I gather you are saying that the amp module is at least working (mostly)and that the oscillator is at the correct frequencies.

At a diy level - assuming the amp module and oscillator are at variance, over time some component values have changed which is affecting circuit operation - dried out coupling capacitors (or solder joints gone cold).

If the capacitor in the amplifier that (de)couples the lower arm of the feedback divider from the output of the power amp section to earth had dried out it might be lower in value than spec reducing the low frequency gain , altering low frequency phase shift within the amp and altering the phase angle of the output enough to upset the workings in combination with the T.T. motor.

It might also pay to check d.c. caps in the forward path between oscillator and power amp output too.

Whether or not significant it would be no big deal to replace a few parts to eliminate the possibility.
 
sorry to bring the tone down but I am an electrical numpty and am looking for some help. I have a PT Too but the power supply only works intermitently, usually stops when i screw the lid back on.

Couple of questions, anywhere I can get it fixed (live in Scotland near Edinburgh)?
Can I buy a replacement?
Is there anything else that might sort the problem?

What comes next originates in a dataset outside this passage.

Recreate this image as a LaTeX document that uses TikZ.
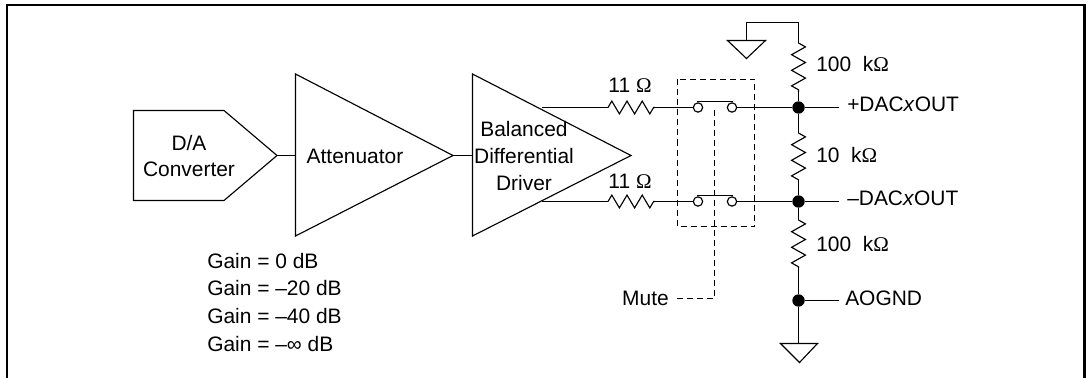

Please bear in mind that with small wires and components i feel I will need to outsource to an electrician to fix this. Thanks for any help
 
There is an element of mystique/ apprehension about electronics however some faults can be due to mechanical causes rather than to component failure.

If your fault is intermittent, and consistently happens when you screw the lid back on it is a good bet somehow this disturbing something physically inside the box. Most turntables I have looked over have the electronics attached to the bottom of the plinth and you have to invert this to work on.

An electronics technician would look for any component that might be disturbed by restoring the TT to the upright position or screwing down the lid.

It could be anything but it is likely to be something fairly simple to rectify - such as a loose connection or flexure of a the printed circuit board over a track with a hairline crack for instance. A small printed circuit board transformer has enough weight to cause this sort of problem.

I think an electronics technician would be able to locate the fault quite quickly and make it good.

You could ask someone in the Hifi trade in your area for a recommendation as to someone who is trustworthy.
 
You are right, the DC supply is a rough and ready cap input rectified supply straight off the trafo.

I doubt, however, that this is the problem for the OP. The troubles he reports are typical of those encountered when a two phase motor has only a single active phase. In this condition there is nothing to tell the motor which direction to turn, so sometime sit won't start at all and other times it will start but the direction will be random.

The wiring between the controller and the TT is every bit as rough and ready as the rest of the unit. If you have confirmed that both output phases are good on the board the wiring is the place to start looking. I'd disconnect the motor inside the TT and check for continuity from the controller. While you are there, check that the motor windings themselves show continuity.